Rural Environmental Indicators: A Discussion Document on Key Indicators in Ireland, compiled by the Irish Environmental Protection Agency (EPA), presents 29 key indicators describing the various economic sectors and their impact on the countryside, which is undergoing rapid change as a result of population growth near urban areas, rural depopulation in more remote areas, industrial development, and growth in the tourism and forestry sectors. The rural environment is of special significance in a nation where 42% of the population live in the countryside, a proportion almost unheard of in developed nations, and where it is the key attraction for the booming tourist industry.

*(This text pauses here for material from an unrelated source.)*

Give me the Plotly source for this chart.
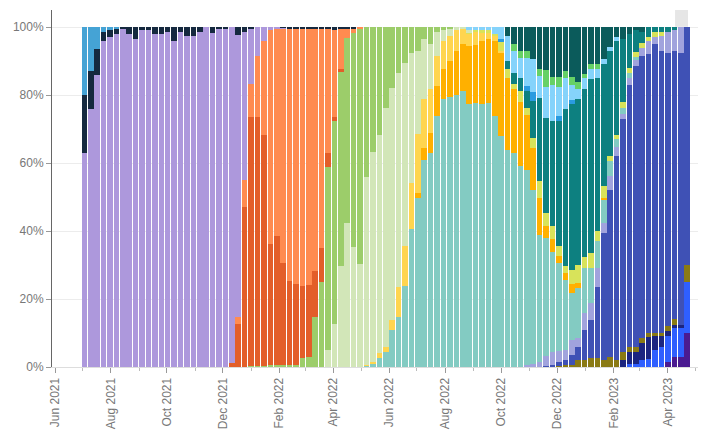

The main findings of the report, which will soon be available on the Irish EPA website, are:

  • changes in agricultural practices over the last few decades have impacted on the environment to a significant degree, with main concerns including the emission of methane and nitrous oxide), detrimental impacts on soil and biodiversity and the increasing incidence of water pollution (see related feature);
  • in a ‘business as usual’ scenario, Ireland will significantly exceed its international obligations in relation to limiting emissions of greenhouse gases, and has already exceeded them by 5%;
  • Ireland’s current booming tourism industry is increasingly putting pressure on natural resources and the environment, with the main challenge identified as the need to achieve a wider seasonal and regional distribution to contribute to the sustainable development of the industry;
  • loss of habitats due to agricultural intensification, building development and afforestation means that Ireland’s natural resources, flora and fauna are coming under increasing pressure; and
  • most of the current 9% of afforested land consists of coniferous species, which can lower the amenity value of an area and have an intrusive affect on the landscape.

It is intended that the environmental indicators in the report will contribute to the National Spatial Strategy presently under development. Among the reports main recommendations are:

  • appropriate farm management and nutrient management planning on all farms in order to minimise pollution of rivers and lakes;
  • full implementation of the National Climate Change Strategy (also see this months feature) in order to control and reduce emissions of greenhouse gases;
  • integration of all policies sections such as land-use planning, transport, energy and the environment into an integrated rural policy;
  • careful management and planning of tourism and recreational activities to minimise environmental damage; and
  • improve the availability of data on biodiversity and natural resources to guide their protection and conservation.